By the way, I really enjoy your writing.

Anonymous said...

Thank you so much for this post. It's beautifully written, and reminds me of the times long ago when I have felt the same way, the textures under bare feet, the way my legs moved, the swinging of my arms. I've been disconnected from my body for a long time now, and am not sure how to get back to that. (Sorry to be anonymous, it was my only choice)


Alix said...

JoGeek, I can't speak for everyone, but as for myself I completely respect your blog and it's rules. I applaud your blog and admire you and your platform. Absolutely no insult was intended or implied in my comment. Just telling you about my own personal struggles and how I identify with your blog so much.

I am new to your blog and don't know 100% of the rules. I didn't know I was breaking any of them by telling my own story, so I also apologize (not semi).

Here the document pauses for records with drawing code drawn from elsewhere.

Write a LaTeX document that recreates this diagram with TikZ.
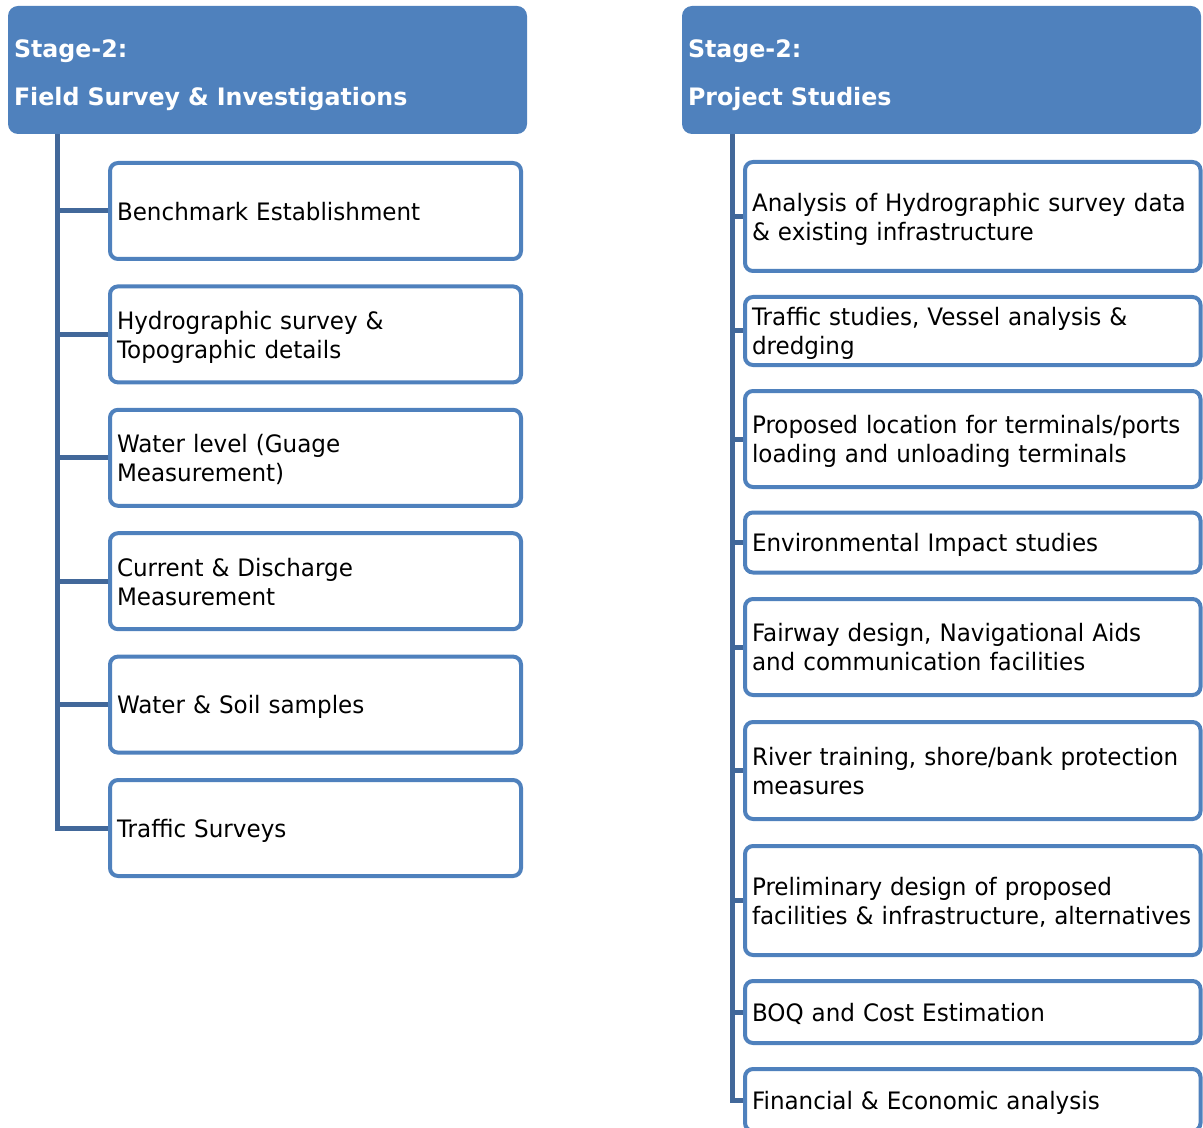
\documentclass[tikz,border=0pt]{standalone}
\usepackage{fontspec}
\setmainfont{DejaVu Sans}
\newfontfamily\bodyfont{DejaVu Sans}[FakeStretch=0.96]
\newfontfamily\headfont{DejaVu Sans}[FakeStretch=0.988]
\definecolor{hdr}{RGB}{79,129,189}
\definecolor{edgeblue}{RGB}{79,129,189}
\definecolor{connblue}{RGB}{66,104,154}
\newcommand\hstrut{\rule[-3pt]{0pt}{17.5pt}}
\newcommand\bstrut{\rule[-3pt]{0pt}{15.3pt}}
\newcommand\dstrut{\rule[-3pt]{0pt}{3pt}}
\begin{document}
\begin{tikzpicture}[x=0.5pt,y=-0.5pt,
  header/.style={fill=hdr, rounded corners=5pt, minimum width=259.5pt, minimum height=64pt,
    text width=253.5pt, inner xsep=3pt, inner ysep=0pt, align=left, text=white,
    font=\headfont\bfseries\fontsize{12}{24}\selectfont,
    execute at begin node=\hstrut, execute at end node=\dstrut},
  item/.style={draw=edgeblue, line width=2pt, fill=white, rounded corners=4pt,
    inner xsep=3.5pt, inner ysep=0pt, align=left, text=black,
    font=\bodyfont\fontsize{12}{14.5}\selectfont,
    execute at begin node=\bstrut, execute at end node=\dstrut},
  litem/.style={item, minimum width=205.5pt, text width=198.5pt, minimum height=48pt},
  ritem/.style={item, minimum width=227.75pt, text width=220.75pt},
  link/.style={draw=connblue, line width=2.5pt}]
\useasboundingbox (0,0) rectangle (1203,1128);
\clip (0,0) rectangle (1203,1128);

% headers
\node[header] (Lhead) at (267.5,70) {Stage-2:\\Field Survey \& Investigations};
\node[header] (Rhead) at (941.5,70) {Stage-2:\\Project Studies};

% left column items
\node[litem] (L1) at (315.5,211)   {Benchmark Establishment};
\node[litem] (L2) at (315.5,334.4) {Hydrographic survey \&\\Topographic details};
\node[litem] (L3) at (315.5,457.8) {Water level (Guage\\Measurement)};
\node[litem] (L4) at (315.5,581.2) {Current \& Discharge\\Measurement};
\node[litem] (L5) at (315.5,704.6) {Water \& Soil samples};
\node[litem] (L6) at (315.5,828)   {Traffic Surveys};

% right column items
\node[ritem, minimum height=54.5pt] (R1) at (972.75,216.5) {Analysis of Hydrographic survey data\\\& existing infrastructure};
\node[ritem, minimum height=34pt]   (R2) at (972.75,331)   {Traffic studies, Vessel analysis \&\\dredging};
\node[ritem, minimum height=48pt]   (R3) at (972.75,439)   {Proposed location for terminals/ports\\loading and unloading terminals};
\node[ritem, minimum height=30pt]   (R4) at (972.75,542.5) {Environmental Impact studies};
\node[ritem, minimum height=48pt]   (R5) at (972.75,647)   {Fairway design, Navigational Aids\\and communication facilities};
\node[ritem, minimum height=48.5pt] (R6) at (972.75,770.5) {River training, shore/bank protection\\measures};
\node[ritem, minimum height=54.5pt] (R7) at (972.75,900.5) {Preliminary design of proposed\\facilities \& infrastructure, alternatives};
\node[ritem, minimum height=31pt]   (R8) at (972.75,1012)  {BOQ and Cost Estimation};
\node[ritem, minimum height=31pt]   (R9) at (972.75,1100)  {Financial \& Economic analysis};

% connectors
\coordinate (Lx) at (57,0);
\coordinate (Rx) at (732,0);
\draw[link] (Lhead.south -| Lx) |- (L6.west);
\foreach \n in {1,...,5} \draw[link] (L\n.west -| Lx) -- (L\n.west);
\draw[link] (Rhead.south -| Rx) |- (R9.west);
\foreach \n in {1,...,8} \draw[link] (R\n.west -| Rx) -- (R\n.west);
\end{tikzpicture}
\end{document}
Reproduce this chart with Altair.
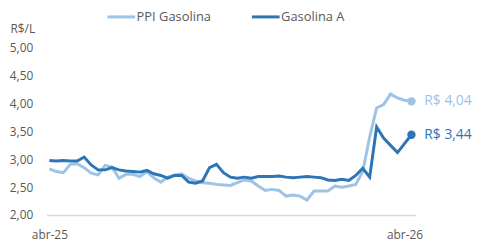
import altair as alt
import pandas as pd

# ---- data ----
weeks = list(range(53))
ppi_gasolina = [2.83, 2.78, 2.76, 2.91, 2.92, 2.85, 2.75, 2.72, 2.89, 2.86,
                2.66, 2.73, 2.73, 2.69, 2.78, 2.67, 2.59, 2.68, 2.72, 2.74,
                2.66, 2.61, 2.58, 2.57, 2.55, 2.54, 2.53, 2.58, 2.63, 2.61,
                2.52, 2.44, 2.46, 2.44, 2.34, 2.36, 2.34, 2.27, 2.43, 2.43,
                2.43, 2.52, 2.50, 2.52, 2.55, 2.78, 3.40, 3.92, 3.98, 4.17,
                4.10, 4.06, 4.04]
gasolina_a = [2.98, 2.97, 2.98, 2.97, 2.97, 3.04, 2.90, 2.81, 2.81, 2.85,
              2.81, 2.79, 2.78, 2.77, 2.80, 2.74, 2.71, 2.66, 2.71, 2.71,
              2.59, 2.57, 2.61, 2.85, 2.91, 2.76, 2.68, 2.66, 2.68, 2.66,
              2.69, 2.69, 2.69, 2.70, 2.68, 2.67, 2.68, 2.69, 2.68, 2.67,
              2.63, 2.62, 2.64, 2.62, 2.71, 2.84, 2.68, 3.58, 3.38, 3.25,
              3.12, 3.28, 3.44]
series_names = ["PPI Gasolina", "Gasolina A"]
series_colors = ["#9DC3E6", "#2E75B6"]
x_tick_values = [0, 51]
x_tick_labels = ["abr-25", "abr-26"]
y_tick_values = [2.0, 2.5, 3.0, 3.5, 4.0, 4.5, 5.0]

FONT = "Open Sans"
GRAY = "#595959"

rows = []
for name, vals in zip(series_names, [ppi_gasolina, gasolina_a]):
    for w, v in zip(weeks, vals):
        rows.append({"week": w, "valor": v, "serie": name})
df = pd.DataFrame(rows)

last = pd.DataFrame([
    {"week": weeks[-1], "valor": vals[-1], "serie": name,
     "rotulo": "R$ " + f"{vals[-1]:.2f}".replace(".", ",")}
    for name, vals in zip(series_names, [ppi_gasolina, gasolina_a])
])

label_expr = " : ".join(
    f"datum.value == {v} ? '{t}'" for v, t in zip(x_tick_values, x_tick_labels)
) + " : ''"

x_enc = alt.X("week:Q",
              scale=alt.Scale(domain=[-0.4, 52.6], nice=False, zero=False),
              axis=alt.Axis(values=x_tick_values, labelExpr=label_expr,
                            title=None, grid=False, ticks=False,
                            domainColor="#D9D9D9", domainWidth=1.5,
                            labelFont=FONT, labelFontSize=12, labelColor=GRAY,
                            labelPadding=15, labelFlush=False,
                            labelOverlap=False))
y_enc = alt.Y("valor:Q",
              scale=alt.Scale(domain=[2, 5], nice=False, zero=False),
              axis=alt.Axis(values=y_tick_values, tickCount=7,
                            labelExpr="replace(format(datum.value, '.2f'), '.', ',')",
                            labelOverlap=False,
                            title="R$/L", titleAngle=0, titleAlign="left",
                            titleBaseline="middle", titleX=-37, titleY=-19,
                            titleFont=FONT, titleFontSize=12,
                            titleFontWeight="normal", titleColor=GRAY,
                            grid=False, ticks=False, domain=False,
                            labelFont=FONT, labelFontSize=12, labelColor=GRAY,
                            labelPadding=14))

color_enc = alt.Color("serie:N",
                      scale=alt.Scale(domain=series_names, range=series_colors),
                      legend=alt.Legend(title=None, orient="none",
                                        direction="horizontal",
                                        legendX=60, legendY=-47,
                                        symbolType="stroke", symbolSize=784,
                                        symbolStrokeWidth=3,
                                        labelFont=FONT, labelFontSize=13,
                                        labelColor=GRAY, labelOffset=0,
                                        columnPadding=34))

base_lines = alt.Chart(df).encode(x=x_enc, y=y_enc, color=color_enc)
lines = base_lines.mark_line(strokeWidth=3).encode(
    order=alt.Order("week:Q"),
    detail="serie:N",
)

base_last = alt.Chart(last).encode(x=x_enc, y=y_enc, color=color_enc)
points = base_last.mark_circle(size=72, opacity=1)
texts = base_last.mark_text(align="left", baseline="middle", dx=13,
                            font=FONT, fontSize=14).encode(text="rotulo:N")

chart = alt.layer(lines, points, texts).properties(
    width=373, height=169,
    autosize=alt.AutoSizeParams(type="none"),
    padding={"left": 39, "top": 39, "right": 60, "bottom": 25},
).configure_view(stroke=None).configure_axis(labelOverlap=False)

chart.save("out.html", embed_options={"renderer": "svg", "actions": False})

Suggestion? Perhaps you should moderate comments before they are posted. That way, your blog stays pure.

JoGeek said...

Alix: Thanks for understanding and I also understand that it's an uncommon rule so most people have no reason to expect it. Your's was a hard comment for me to delete because I really liked most of it. I try to not go to moderated comments unless I have an active troll I'm trying to prevent from posting because I usually work all day and comments wouldn't show up until after 5pm on days when I go straight home from work, or even the next day if I go out that evening. Posts over three days old have all comments moderated because they're more likely to attract trolls, but blogger doesn't offer much flexibility for selective moderation.

Ivy said...

I am so glad to find another woman of size who rides. At 5' and 150 pounds I am way outside the norm for riders -- but I would never stop. It's too much of a gift to myself to spend time with animal doing serious work together.